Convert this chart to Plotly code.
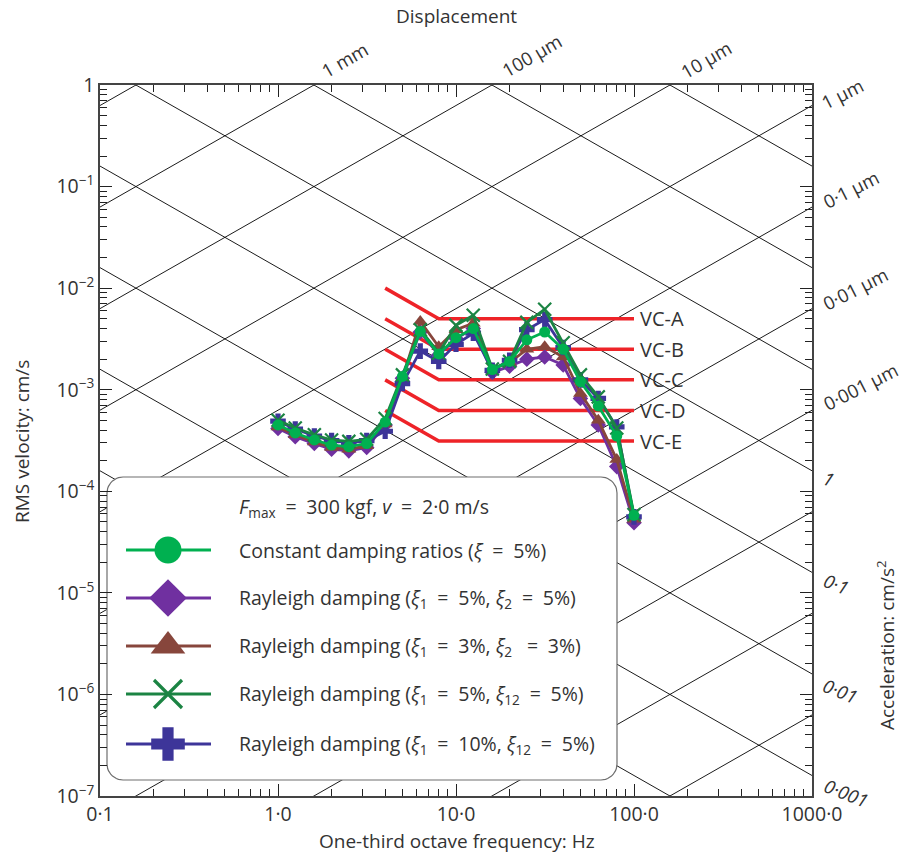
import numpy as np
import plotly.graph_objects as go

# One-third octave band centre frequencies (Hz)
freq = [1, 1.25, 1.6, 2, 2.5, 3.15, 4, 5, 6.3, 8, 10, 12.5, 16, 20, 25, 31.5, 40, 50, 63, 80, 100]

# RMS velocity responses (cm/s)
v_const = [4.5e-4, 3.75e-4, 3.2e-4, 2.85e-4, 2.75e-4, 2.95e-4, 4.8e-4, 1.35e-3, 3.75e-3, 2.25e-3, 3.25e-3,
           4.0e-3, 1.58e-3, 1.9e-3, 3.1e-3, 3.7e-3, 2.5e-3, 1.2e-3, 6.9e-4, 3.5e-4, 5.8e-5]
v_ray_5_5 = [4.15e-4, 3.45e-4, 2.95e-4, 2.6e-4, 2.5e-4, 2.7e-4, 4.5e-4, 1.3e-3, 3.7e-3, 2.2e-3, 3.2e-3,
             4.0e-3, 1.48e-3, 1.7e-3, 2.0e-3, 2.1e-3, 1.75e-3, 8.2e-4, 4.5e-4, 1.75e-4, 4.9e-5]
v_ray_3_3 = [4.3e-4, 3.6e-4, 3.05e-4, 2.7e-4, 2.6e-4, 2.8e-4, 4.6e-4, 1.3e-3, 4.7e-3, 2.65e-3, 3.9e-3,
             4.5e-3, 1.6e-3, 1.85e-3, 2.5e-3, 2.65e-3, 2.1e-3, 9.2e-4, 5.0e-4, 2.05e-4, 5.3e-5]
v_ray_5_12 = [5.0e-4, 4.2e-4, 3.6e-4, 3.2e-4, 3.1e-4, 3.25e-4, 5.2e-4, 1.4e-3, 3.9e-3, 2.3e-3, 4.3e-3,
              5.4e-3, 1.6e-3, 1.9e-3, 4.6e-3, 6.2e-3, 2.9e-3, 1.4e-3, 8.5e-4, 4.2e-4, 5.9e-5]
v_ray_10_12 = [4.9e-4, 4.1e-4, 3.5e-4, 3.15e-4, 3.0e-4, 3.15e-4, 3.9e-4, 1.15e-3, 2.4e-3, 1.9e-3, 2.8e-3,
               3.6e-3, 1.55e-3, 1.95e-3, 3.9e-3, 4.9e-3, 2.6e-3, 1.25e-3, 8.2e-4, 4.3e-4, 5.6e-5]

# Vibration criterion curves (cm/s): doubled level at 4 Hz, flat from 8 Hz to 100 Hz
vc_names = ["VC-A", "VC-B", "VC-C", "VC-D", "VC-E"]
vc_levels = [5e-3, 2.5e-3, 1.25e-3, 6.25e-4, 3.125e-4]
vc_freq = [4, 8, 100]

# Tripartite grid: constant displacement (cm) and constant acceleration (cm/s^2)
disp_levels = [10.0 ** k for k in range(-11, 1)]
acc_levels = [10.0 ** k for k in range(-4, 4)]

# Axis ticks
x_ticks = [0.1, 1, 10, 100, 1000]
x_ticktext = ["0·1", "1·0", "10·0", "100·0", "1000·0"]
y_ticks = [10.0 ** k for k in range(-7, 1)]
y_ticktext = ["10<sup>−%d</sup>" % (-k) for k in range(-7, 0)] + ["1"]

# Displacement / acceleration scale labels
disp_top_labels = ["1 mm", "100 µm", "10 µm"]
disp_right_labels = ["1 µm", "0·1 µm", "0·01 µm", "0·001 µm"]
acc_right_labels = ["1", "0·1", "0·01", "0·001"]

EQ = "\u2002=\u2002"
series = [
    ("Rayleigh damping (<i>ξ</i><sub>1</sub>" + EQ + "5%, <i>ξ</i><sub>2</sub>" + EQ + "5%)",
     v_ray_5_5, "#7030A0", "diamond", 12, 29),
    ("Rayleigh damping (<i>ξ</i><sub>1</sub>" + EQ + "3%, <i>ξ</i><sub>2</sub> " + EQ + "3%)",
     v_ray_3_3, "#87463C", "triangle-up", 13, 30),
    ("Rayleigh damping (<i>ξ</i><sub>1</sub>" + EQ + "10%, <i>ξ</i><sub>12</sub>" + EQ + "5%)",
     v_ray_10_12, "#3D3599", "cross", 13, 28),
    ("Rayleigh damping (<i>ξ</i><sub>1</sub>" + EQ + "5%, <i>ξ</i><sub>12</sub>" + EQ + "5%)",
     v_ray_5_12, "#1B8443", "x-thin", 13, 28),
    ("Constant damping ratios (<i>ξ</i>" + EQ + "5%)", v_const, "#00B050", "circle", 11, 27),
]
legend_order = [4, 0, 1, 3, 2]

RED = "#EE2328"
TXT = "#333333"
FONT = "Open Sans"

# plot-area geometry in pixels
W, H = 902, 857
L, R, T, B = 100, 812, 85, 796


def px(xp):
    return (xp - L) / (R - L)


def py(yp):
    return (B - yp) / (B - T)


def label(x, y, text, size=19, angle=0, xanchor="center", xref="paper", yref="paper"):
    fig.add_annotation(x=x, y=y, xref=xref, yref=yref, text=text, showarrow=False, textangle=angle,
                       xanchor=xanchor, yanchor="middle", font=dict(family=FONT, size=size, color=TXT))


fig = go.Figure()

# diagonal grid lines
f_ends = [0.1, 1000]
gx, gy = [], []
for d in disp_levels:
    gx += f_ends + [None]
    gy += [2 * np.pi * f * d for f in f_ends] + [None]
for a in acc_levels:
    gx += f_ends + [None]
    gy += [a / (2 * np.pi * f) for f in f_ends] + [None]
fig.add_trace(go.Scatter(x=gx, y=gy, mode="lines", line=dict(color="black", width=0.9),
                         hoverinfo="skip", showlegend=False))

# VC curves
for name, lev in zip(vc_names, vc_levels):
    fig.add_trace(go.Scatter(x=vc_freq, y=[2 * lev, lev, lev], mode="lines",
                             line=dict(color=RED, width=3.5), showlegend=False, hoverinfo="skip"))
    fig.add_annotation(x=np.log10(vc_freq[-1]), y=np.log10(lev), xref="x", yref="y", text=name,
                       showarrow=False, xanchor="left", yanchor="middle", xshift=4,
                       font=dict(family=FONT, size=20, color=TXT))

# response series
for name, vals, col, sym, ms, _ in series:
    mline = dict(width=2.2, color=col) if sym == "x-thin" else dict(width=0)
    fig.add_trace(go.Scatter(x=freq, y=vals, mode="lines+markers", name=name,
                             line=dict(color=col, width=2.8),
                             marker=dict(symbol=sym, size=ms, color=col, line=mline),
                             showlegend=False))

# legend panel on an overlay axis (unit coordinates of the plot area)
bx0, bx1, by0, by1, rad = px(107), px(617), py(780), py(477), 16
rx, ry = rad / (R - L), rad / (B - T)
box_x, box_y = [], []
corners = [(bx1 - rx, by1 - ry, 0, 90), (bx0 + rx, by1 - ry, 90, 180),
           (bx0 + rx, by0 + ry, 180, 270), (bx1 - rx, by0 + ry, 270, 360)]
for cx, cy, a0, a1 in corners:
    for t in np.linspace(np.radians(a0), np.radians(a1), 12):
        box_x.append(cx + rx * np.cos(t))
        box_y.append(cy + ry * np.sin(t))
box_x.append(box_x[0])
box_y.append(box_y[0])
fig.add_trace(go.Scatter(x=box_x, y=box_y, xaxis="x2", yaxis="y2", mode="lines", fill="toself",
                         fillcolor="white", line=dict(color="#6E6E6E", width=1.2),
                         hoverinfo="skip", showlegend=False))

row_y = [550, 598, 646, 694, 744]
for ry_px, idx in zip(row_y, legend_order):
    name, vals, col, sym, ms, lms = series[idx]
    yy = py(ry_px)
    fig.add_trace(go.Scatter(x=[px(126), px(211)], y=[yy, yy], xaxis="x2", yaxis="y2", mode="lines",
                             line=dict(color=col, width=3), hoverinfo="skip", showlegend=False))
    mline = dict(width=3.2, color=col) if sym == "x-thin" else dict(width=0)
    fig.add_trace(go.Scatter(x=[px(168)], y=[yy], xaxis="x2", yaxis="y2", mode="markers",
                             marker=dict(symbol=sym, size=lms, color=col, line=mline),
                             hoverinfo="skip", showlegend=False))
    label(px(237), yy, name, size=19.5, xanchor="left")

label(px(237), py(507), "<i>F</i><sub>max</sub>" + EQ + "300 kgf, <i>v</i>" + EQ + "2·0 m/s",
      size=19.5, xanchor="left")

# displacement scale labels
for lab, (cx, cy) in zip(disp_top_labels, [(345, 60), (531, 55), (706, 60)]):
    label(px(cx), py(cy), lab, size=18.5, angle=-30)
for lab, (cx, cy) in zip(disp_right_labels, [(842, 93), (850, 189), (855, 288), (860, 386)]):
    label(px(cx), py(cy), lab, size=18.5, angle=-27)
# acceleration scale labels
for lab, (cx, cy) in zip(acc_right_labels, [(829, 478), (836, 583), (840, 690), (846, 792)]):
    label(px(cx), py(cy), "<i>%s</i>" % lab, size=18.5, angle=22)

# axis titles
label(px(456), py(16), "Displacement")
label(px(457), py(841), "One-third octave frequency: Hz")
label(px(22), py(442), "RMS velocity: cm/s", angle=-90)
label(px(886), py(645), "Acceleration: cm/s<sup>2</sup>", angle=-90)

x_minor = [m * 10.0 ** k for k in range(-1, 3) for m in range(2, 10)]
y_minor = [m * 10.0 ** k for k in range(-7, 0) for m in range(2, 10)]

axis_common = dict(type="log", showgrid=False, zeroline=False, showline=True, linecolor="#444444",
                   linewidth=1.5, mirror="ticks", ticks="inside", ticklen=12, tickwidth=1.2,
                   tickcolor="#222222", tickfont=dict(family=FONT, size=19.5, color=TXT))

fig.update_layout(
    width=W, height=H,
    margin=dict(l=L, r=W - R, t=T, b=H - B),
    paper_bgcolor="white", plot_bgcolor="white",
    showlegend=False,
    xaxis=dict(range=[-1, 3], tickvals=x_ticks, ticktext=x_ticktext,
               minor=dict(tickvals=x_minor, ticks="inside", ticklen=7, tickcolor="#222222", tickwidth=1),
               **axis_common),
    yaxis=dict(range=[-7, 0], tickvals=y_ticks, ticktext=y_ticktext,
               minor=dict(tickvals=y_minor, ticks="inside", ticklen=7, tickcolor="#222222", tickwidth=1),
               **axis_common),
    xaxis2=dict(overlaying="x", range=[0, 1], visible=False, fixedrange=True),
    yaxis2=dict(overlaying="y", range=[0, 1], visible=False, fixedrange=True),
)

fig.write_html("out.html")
- - - - -
• [Stated task]: Every line from the start of the listing above through the line with "63, 80, 100]" should be repeated exactly; skip the pictures and add nothing else.

• [Exercise response]:
Convert this chart to Plotly code.
import numpy as np
import plotly.graph_objects as go

# One-third octave band centre frequencies (Hz)
freq = [1, 1.25, 1.6, 2, 2.5, 3.15, 4, 5, 6.3, 8, 10, 12.5, 16, 20, 25, 31.5, 40, 50, 63, 80, 100]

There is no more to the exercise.